As there is no built-in "cross join" of two arrays in MongoDB, you'll have to program it out in the map function of a mapReduce(), emitting each pair of packages as a key:
mapf = function () {
that = this;
this.packages.forEach( function( p1 ) {
that.packages.forEach( function( p2 ) {
if ( p1 < p2 ) {
key = { "pair": [ p1, p2 ] };
emit( key, 1 );
};
});
});
};
[ Note: this could be optimized, if the packages arrays were sorted ]

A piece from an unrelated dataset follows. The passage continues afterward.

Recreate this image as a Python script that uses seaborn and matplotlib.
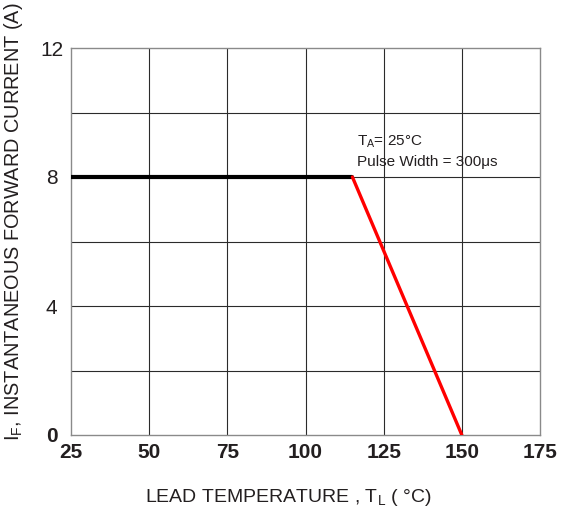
import numpy as np
import pandas as pd
import matplotlib
matplotlib.use('Agg')
import matplotlib.pyplot as plt
import seaborn as sns

# derating curve: flat rated current, then linear drop to zero
flat_temp = [25, 115]
flat_current = [8, 8]
derate_temp = [115, 150]
derate_current = [8, 0]

x_ticks = [25, 50, 75, 100, 125, 150, 175]
y_ticks = [0, 4, 8, 12]
y_grid = [2, 4, 6, 8, 10]

sns.set_style('white')
plt.rcParams['font.family'] = ['Liberation Sans', 'DejaVu Sans']
plt.rcParams['mathtext.default'] = 'regular'

text_color = '#231f20'

fig = plt.figure(figsize=(5.63, 5.17), dpi=100)
ax = fig.add_axes([71 / 563, 1 - 435 / 517, 469 / 563, 387 / 517])

for xv in x_ticks[1:-1]:
    ax.axvline(xv, color='#2b2b2b', lw=0.8, zorder=1)
for yv in y_grid:
    ax.axhline(yv, color='#2b2b2b', lw=0.8, zorder=1)

flat = pd.DataFrame({'temp': flat_temp, 'current': flat_current})
derate = pd.DataFrame({'temp': derate_temp, 'current': derate_current})
sns.lineplot(data=flat, x='temp', y='current', color='black', lw=3.0, ax=ax, zorder=3)
sns.lineplot(data=derate, x='temp', y='current', color='#ff0000', lw=2.4, ax=ax, zorder=3)

ax.set_xlim(25, 175)
ax.set_ylim(0, 12)
ax.set_xticks(x_ticks)
ax.set_yticks(y_ticks)
ax.set_xticklabels([str(v) for v in x_ticks], fontsize=15, fontweight='bold', color=text_color)
ax.set_yticklabels([str(v) for v in y_ticks], fontsize=15, color=text_color)
ax.get_yticklabels()[0].set_fontweight('bold')
for lab in ax.get_yticklabels():
    lab.set_ha('center')
ax.tick_params(axis='x', length=0, pad=6)
ax.tick_params(axis='y', length=0, pad=14)

for sp in ax.spines.values():
    sp.set_color('#8a8a8a')
    sp.set_linewidth(1.0)

ax.set_xlabel('LEAD TEMPERATURE , T$_L$ ( °C)', fontsize=14, color=text_color)
ax.xaxis.set_label_coords(0.463, -0.135)
ax.set_ylabel('I$_F$, INSTANTANEOUS FORWARD CURRENT (A)', fontsize=14.3, color=text_color)
ax.yaxis.set_label_coords(-0.098, 0.55)

ax.text(116.5, 9.08, 'T$_A$= 25°C', fontsize=11, color=text_color, va='center', ha='left')
ax.text(116.5, 8.47, 'Pulse Width = 300μs', fontsize=11, color=text_color, va='center', ha='left')

fig.savefig('out.png', dpi=100)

The reduce function is nothing more than summing up the counters for each key:
reducef = function( key, values ) {
count = 0;
values.forEach( function( value ) { count += value } );
return count;
};
So, for this example collection:
> db.data.find()
{ "_id" : "Job01", "packages" : [ "pA", "pB", "pC" ] }
{ "_id" : "Job02", "packages" : [ "pA", "pC" ] }
{ "_id" : "Job03", "packages" : [ "pA", "pB", "pD", "pE" ] }
we get the following result:
> db.data.mapReduce(
... mapf,
... reducef,
... { out: 'pairs' }
... );
{
"result" : "pairs",
"timeMillis" : 443,
"counts" : {
"input" : 3,
"emit" : 10,
"reduce" : 2,
"output" : 8
},
"ok" : 1,
}
> db.pairs.find()
{ "_id" : { "pair" : [ "pA", "pB" ] }, "value" : 2 }
{ "_id" : { "pair" : [ "pA", "pC" ] }, "value" : 2 }
{ "_id" : { "pair" : [ "pA", "pD" ] }, "value" : 1 }
{ "_id" : { "pair" : [ "pA", "pE" ] }, "value" : 1 }
{ "_id" : { "pair" : [ "pB", "pC" ] }, "value" : 1 }
{ "_id" : { "pair" : [ "pB", "pD" ] }, "value" : 1 }
{ "_id" : { "pair" : [ "pB", "pE" ] }, "value" : 1 }
{ "_id" : { "pair" : [ "pD", "pE" ] }, "value" : 1 }
For more information on mapReduce consult: http://docs.mongodb.org/manual/reference/method/db.collection.mapReduce/ and http://docs.mongodb.org/manual/applications/map-reduce/
You can't. Mongo doesn't do joins. Switching from SQL to Mongo is a lot more involved than migrating your queries.
Typically, you would include all the pertinent information in the same record (rather than normalize the information and select it with a join). Denormalize!